Saat ini, ketika gereja merayakan Junacia Agung, kita diajak untuk mengevaluasi kehidupan dari berbagai tindakan dan kejahatan yang merusak relasi dengan sesama, dengan alam dan dengan Tuhan Allah. Man kita bangkit untuk menata kehidupan yang lebih baik dengan semua, karena sekat, tirai (tabir) sebagai penghalang telah terbuka, telah di angkat kita bersatu dalam persekutuan dengan Yesus Kristus. karena itu, mari kita menjadi agen-agen keselamatan bagi semua orang melalui kata-kata dan diwujudkan dalam tindakan.
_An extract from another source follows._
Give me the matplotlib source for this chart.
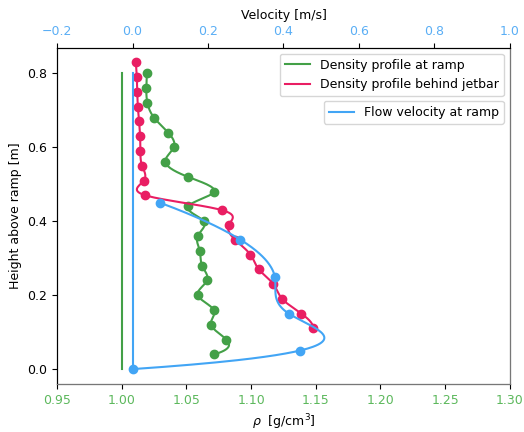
import numpy as np
import matplotlib
matplotlib.use('Agg')
import matplotlib.pyplot as plt

# Density profile at ramp (height [m], rho [g/cm3])
h_ramp = [0.04, 0.08, 0.12, 0.16, 0.20, 0.24, 0.28, 0.32, 0.36, 0.40,
          0.44, 0.48, 0.52, 0.56, 0.60, 0.64, 0.68, 0.72, 0.76, 0.80]
rho_ramp = [1.0716, 1.0808, 1.0690, 1.0711, 1.0587, 1.0659, 1.0621, 1.0603, 1.0587, 1.0633,
            1.0512, 1.0713, 1.0512, 1.0337, 1.0402, 1.0358, 1.0250, 1.0198, 1.0190, 1.0193]

# Density profile behind jetbar
h_jet = [0.11, 0.15, 0.19, 0.23, 0.27, 0.31, 0.35, 0.39, 0.43, 0.47,
         0.51, 0.55, 0.59, 0.63, 0.67, 0.71, 0.75, 0.79, 0.83]
rho_jet = [1.1478, 1.1388, 1.1240, 1.1172, 1.1059, 1.0994, 1.0876, 1.0827, 1.0775, 1.0183,
           1.0170, 1.0157, 1.0144, 1.0141, 1.0134, 1.0124, 1.0120, 1.0116, 1.0108]

# Flow velocity at ramp [m/s]
h_vel = [0.00, 0.05, 0.15, 0.25, 0.35, 0.45]
vel = [0.001, 0.443, 0.414, 0.377, 0.286, 0.073]

green = '#43a047'
pink = '#e91e63'
blue = '#42a5f5'

plt.rcParams['font.size'] = 9


def spline(y, x, n=300):
    # cubic spline (not-a-knot ends) of x as a function of y
    y = np.asarray(y, float)
    x = np.asarray(x, float)
    k = len(y)
    h = np.diff(y)
    A = np.zeros((k, k))
    b = np.zeros(k)
    A[0, 0], A[0, 1], A[0, 2] = h[1], -(h[0] + h[1]), h[0]
    A[-1, -3], A[-1, -2], A[-1, -1] = h[-1], -(h[-2] + h[-1]), h[-2]
    for i in range(1, k - 1):
        A[i, i - 1] = h[i - 1]
        A[i, i] = 2 * (h[i - 1] + h[i])
        A[i, i + 1] = h[i]
        b[i] = 6 * ((x[i + 1] - x[i]) / h[i] - (x[i] - x[i - 1]) / h[i - 1])
    M = np.linalg.solve(A, b)
    yy = np.linspace(y[0], y[-1], n)
    idx = np.clip(np.searchsorted(y, yy) - 1, 0, k - 2)
    t0 = y[idx + 1] - yy
    t1 = yy - y[idx]
    hi = h[idx]
    xx = (M[idx] * t0**3 + M[idx + 1] * t1**3) / (6 * hi) \
        + (x[idx] / hi - M[idx] * hi / 6) * t0 \
        + (x[idx + 1] / hi - M[idx + 1] * hi / 6) * t1
    return xx, yy


fig = plt.figure(figsize=(5.24, 4.32), dpi=100)
ax = fig.add_axes([0.109, 0.111, 0.864, 0.779])
ax2 = ax.twiny()

# reference lines: water density and zero velocity
ax.plot([1.0, 1.0], [0, 0.8], color=green, lw=1.5)
ax2.plot([0, 0], [0, 0.8], color=blue, lw=1.5)

xs, ys = spline(h_ramp, rho_ramp)
l1, = ax.plot(xs, ys, color=green, lw=1.5, label='Density profile at ramp')
ax.plot(rho_ramp, h_ramp, 'o', color=green, ms=6)

xs, ys = spline(h_jet, rho_jet)
l2, = ax.plot(xs, ys, color=pink, lw=1.5, label='Density profile behind jetbar')
ax.plot(rho_jet, h_jet, 'o', color=pink, ms=6)

xs, ys = spline(h_vel, vel)
l3, = ax2.plot(xs, ys, color=blue, lw=1.5, label='Flow velocity at ramp')
ax2.plot(vel, h_vel, 'o', color=blue, ms=6)

ax.set_xlim(0.95, 1.30)
ax2.set_xlim(-0.2, 1.0)
ax.set_ylim(-0.0405, 0.870)

ax.set_xlabel(r'$\rho$  [g/cm$^3$]')
ax.set_ylabel('Height above ramp [m]')
ax2.set_xlabel('Velocity [m/s]')
ax.tick_params(axis='x', labelcolor='#5cb85c')
ax2.tick_params(axis='x', labelcolor='#5aaef5')
for s in ('bottom', 'right'):
    ax2.spines[s].set_color('#777777')

ax.legend(handles=[l1, l2], loc='upper right')
ax2.legend(handles=[l3], loc='upper right', bbox_to_anchor=(1.0, 0.86))

fig.savefig('out.png', dpi=100)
Gaya hidup kristiani yang berpola pada Yesus Kristus harus menjadi model dalam membangun kehidupan bersama, merajut keanekaragaman dalam bingkai persatuan sehingga tercipta kerukunan dalam kehidupan. Tabir Bait Suci Terbelah Dua, memberi ruang bagi gereja untuk terus menyuarakan dan menata kerukunan yang terbina sebagai nafas dari persatuan. Kita sadar bahwa hidup di tengah-tengah keragaman bahasa, budaya, suku, antar golongan dan agama maka NKRI sebagai harga mati dan Pancasila mengayomi kehidupan berbangsa dan bernegara. Gereja dalam iman-Nya kepada Yesus Kristus harus menjadi pelopor menunjukkan sikap nasionalismenya atau rasa kebangsaannya kepada semua sehingga banyak orang memuliakan Yesus Kristus. Amin.